When your child gets into a team, your first hopes are that they form a lasting bond with their team-mates. Unfortunately, sometimes it is hindered by petty parental jealousies and children’s bullying nature.
As a coach, take charge of your team. Here’s how:
Set the Tone
Start off by detailing your expectations when it comes to behaviour. Tell the kids that you won’t tolerate poor sportsmanship or bullying. Consider establishing consequences for bad behaviour. For instance, a kid caught bullying might have to sit out the game. Once you’ve established these rules, you need to stand by them, even if it means that you’re not able to use your best player.
Be an Example
Kids mimic the behaviour of the adults. Almost everyone has seen a coach who shouts insults at the referees and belittles kids in an attempt to push them to work harder. If you’re calling people names, you’re creating an environment that enables the kids to feel comfortable doing the same. Instead, work hard to be the type of coach who encourages all players. Show every single person the type of respect you want your players to show.
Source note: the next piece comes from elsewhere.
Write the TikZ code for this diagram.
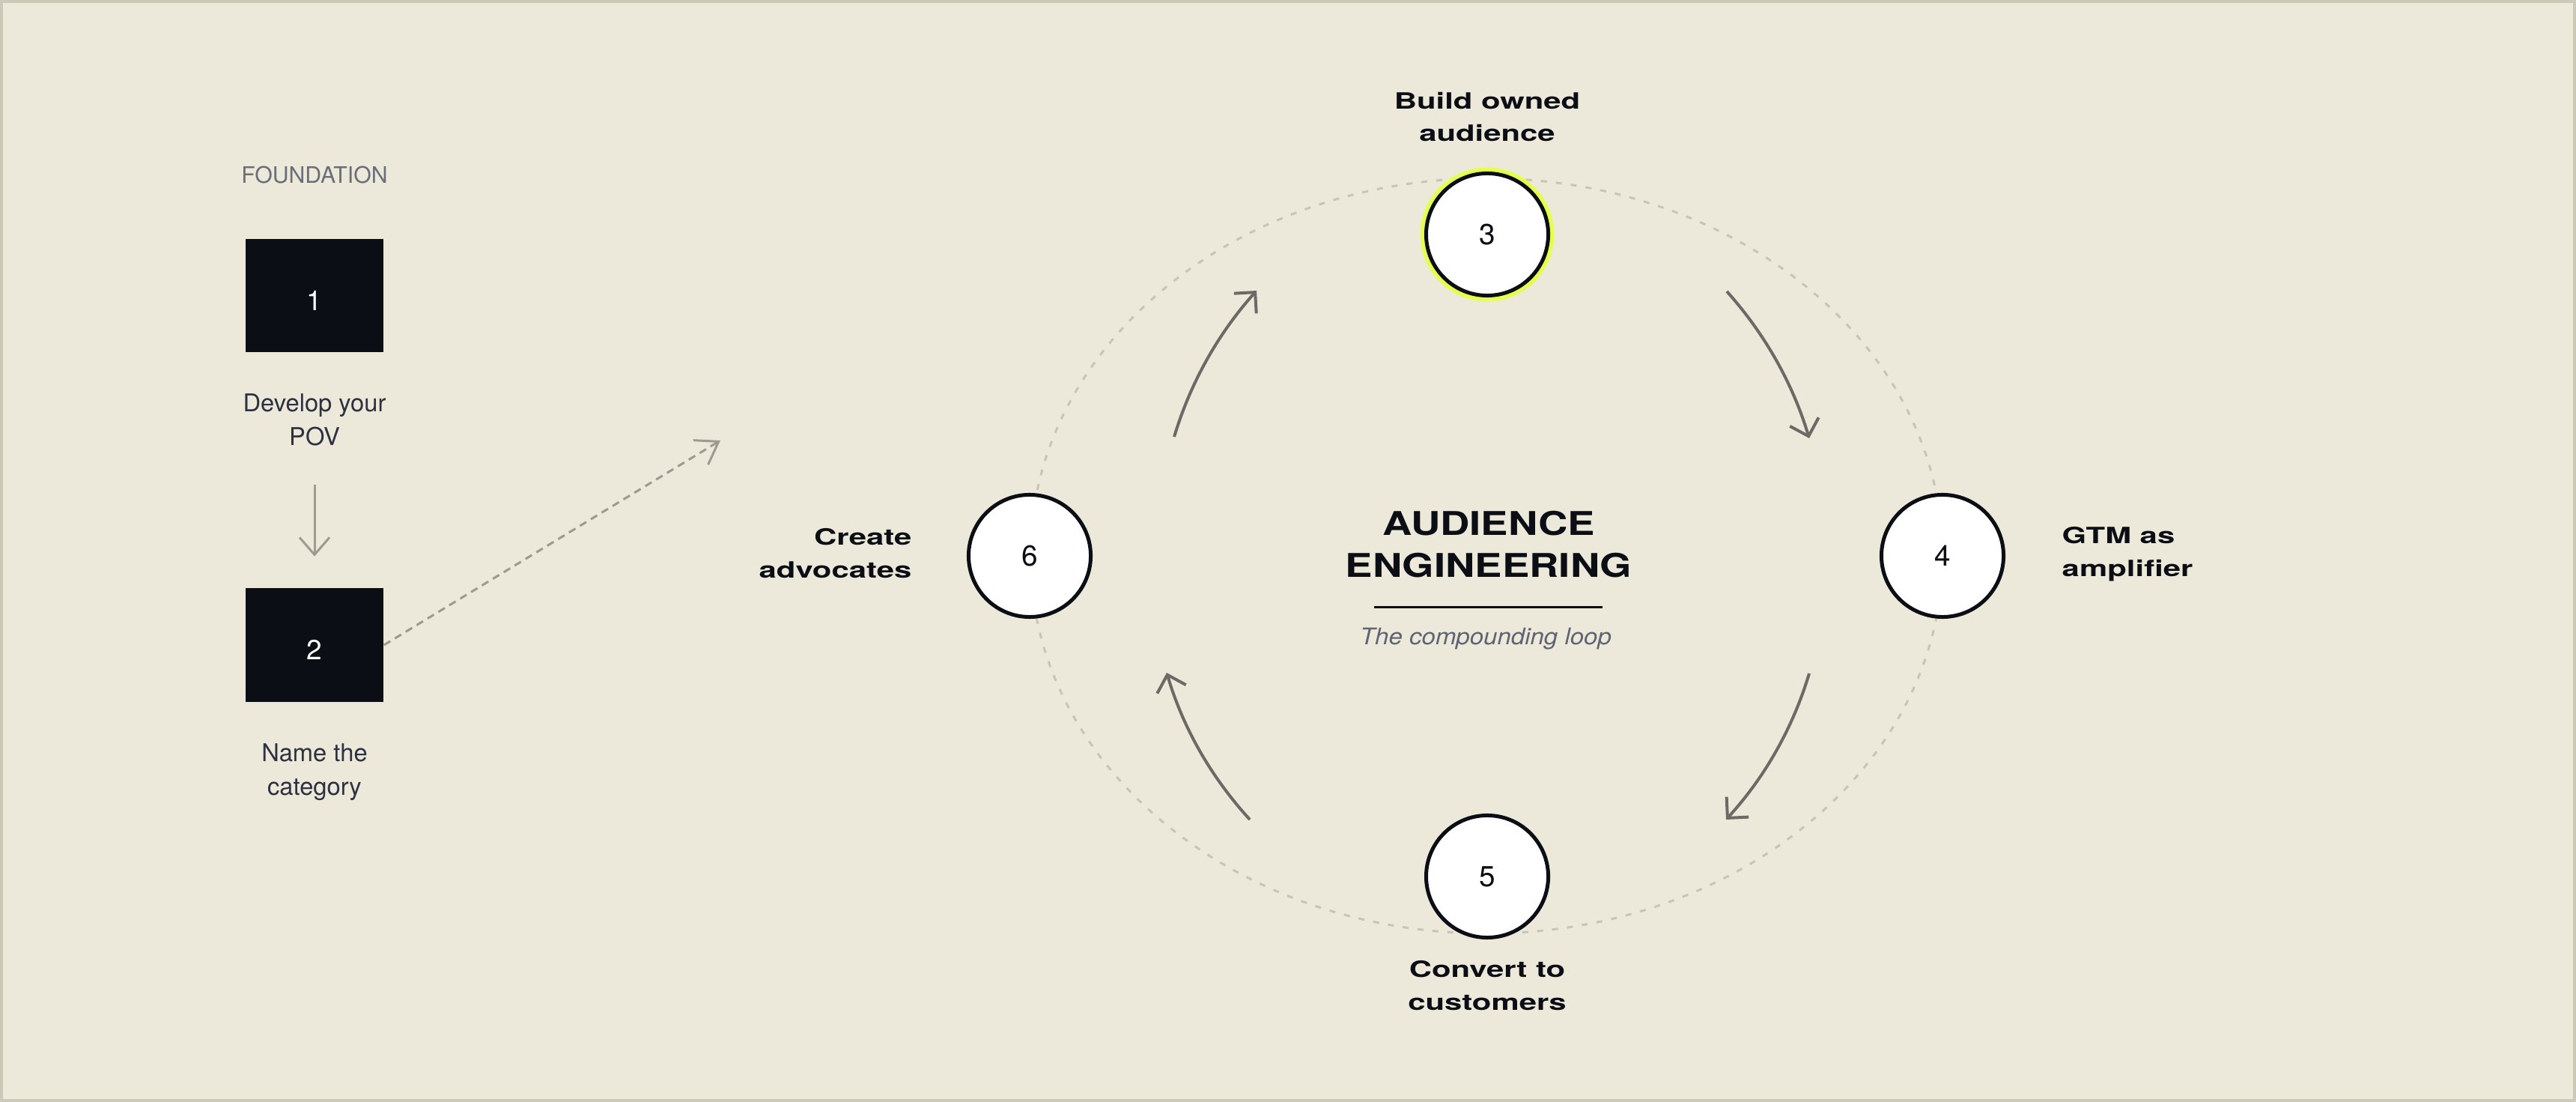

Kids who are “outsiders” are often the victims of bullying, and coaches need to make sure that none of the kids feel left out. Plan group outings outside of the traditional practices. Assign partners rather than letting kids choose their own to help each kid get to know the other players on the team.
Play All Athletes
This isn’t a professional league. Kids join sports teams to have fun, make friendships, and develop a few sports skills. Kids who spend most of the game sitting on the benches will not feel like they’re part of the team and may be more likely to get bullied. It’s your job to help each boy or girl realize that they have something to contribute to the team.
Squash Bullying Behavior
Don’t turn a blind eye to bullying behaviour. While it’s normal for kids to occasionally poke fun, you need to watch out for the times when this “roughhousing” goes too far. Let parents know that you want to hear about bullying. Make sure that your team knows they can come to you. Talk to the team when bullying becomes a problem and follow through on consequences if you catch a kid bullying another.